Geography we know that in the 2nd century B.C., the Iazyges settled
between the Don and the Dnieper while the Roxolani occupied the Black Sea
steppes and conducted raids on Taurida (The Crimea). In the middle of the
1st century, the Roxolani reached further west around Danube and
threatening the eastern provinces of Rome.
Some of the
new burial traits during this time include side niches (podbois),
catacombs, grave pits with ledges, and the southern orientation of the
deceased. Animal style ornamentation began to die out. New types of
swords, bronze mirrors, and decorations started to appear and the earlier
Sauromatian style pottery underwent significant changes. The tribes from
the trans-Ural steppes brought new techniques for pottery manufacturing,
including the mixing of talc into the paste. New forms such as
round-bottom pots and uniquely rich ornamental motifs were incorporated
into the Sarmatian pottery style.
Sarmatian - Suslovo cultures, late 2nd century B.C. - 2nd century A.D.
The Middle Sarmatian culture covered the steppes of Eurasia from the
Danube River to the southern Ural Steppes. During this time a sharp
decrease in the population occurred in the region because of deteriorating
climatic conditions in the southern Ural area and the tribal migration to
the west and southeast.
Sarmatian - the Alan or Shipovskaya cultures, 2nd - 4th century A.D.
Late Sarmatian sites were first identified by P.D. Rau, who also
associated the Late Sarmatian sites with the historical Alans. At the
beginning of the 1st century A.D., the Alans another Iranian group of
nomads had occupied lands in the northeast Azov Sea area, along the Don.
Based on the archaeological material they were one of the Iranian-speaking
nomadic tribes began to enter the Sarmatian area between the middle of the
1st and the 2nd century A.D. The written sources suggest that from the
second half of the 1st to 4th century A.D. the Alans had supremacy over
the tribal union and created a powerful confederation of tribes. They
continued to rule in the North Black Sea steppes until they were invaded
by the Huns in the late 4th century A.D. Most of the Alans were absorbed
by the Huns while a small number of them fled to the North Caucasus or
went west and reached the shores of Gibraltar.
One of the
most characteristic traits of the Late Sarmatian culture was the
artificial deformation of skulls. This was probably accomplished by tying
a soft cloth around the infant's head forcing an elongation of the
cranium. This cultural trait was specific to the populations living east
of the Don River and included the Southern Ural population. In contrast to
the Middle Sarmatian culture, the predominant orientation of the deceased
was to the north.
and Social Class
The religious practices were consistent among the Sauro-Sarmatian nomads.

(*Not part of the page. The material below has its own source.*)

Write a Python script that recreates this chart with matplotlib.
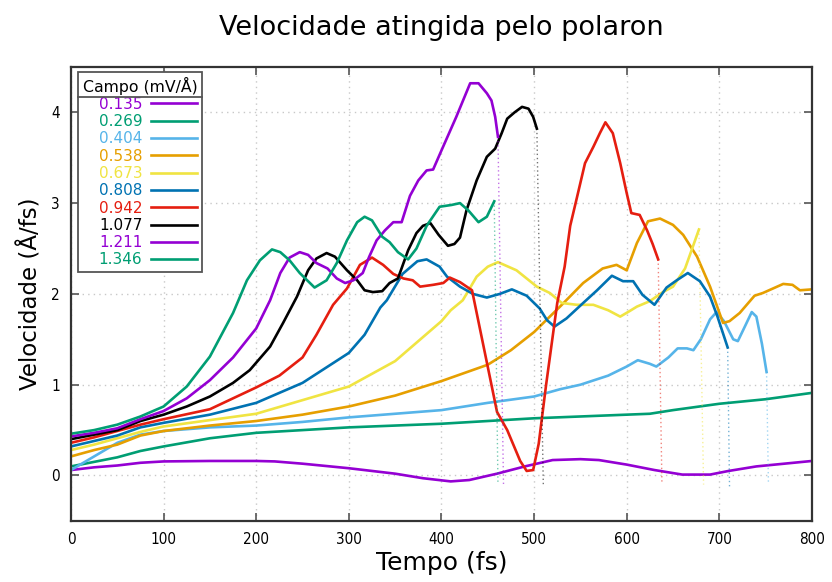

They were typical of the Iranian-clan-tribal cults of pre-Zoroastrian.
Their gods were personified. Those gods of nature were the sky, the earth,
and fire. Gods pertaining to social concepts were the domestic hearth and
war. The evidence of fire cult practices is exemplified by charcoal and
ashes found in the burials.
The high amount of offensive weapons found in Sarmatian graves
indicates a military-oriented nomadic life. Some of the rich burial sites
of the Sarmatian aristocrats excavated in the Ural region indicates a
defined social stratification had developed for the nomadic society. Class
formation processes were accelerated greatly as the nomads from the
southern Ural steeps and Volga region advanced westward and came into
contact with Greek and Roman agriculture, industry, and trade centres.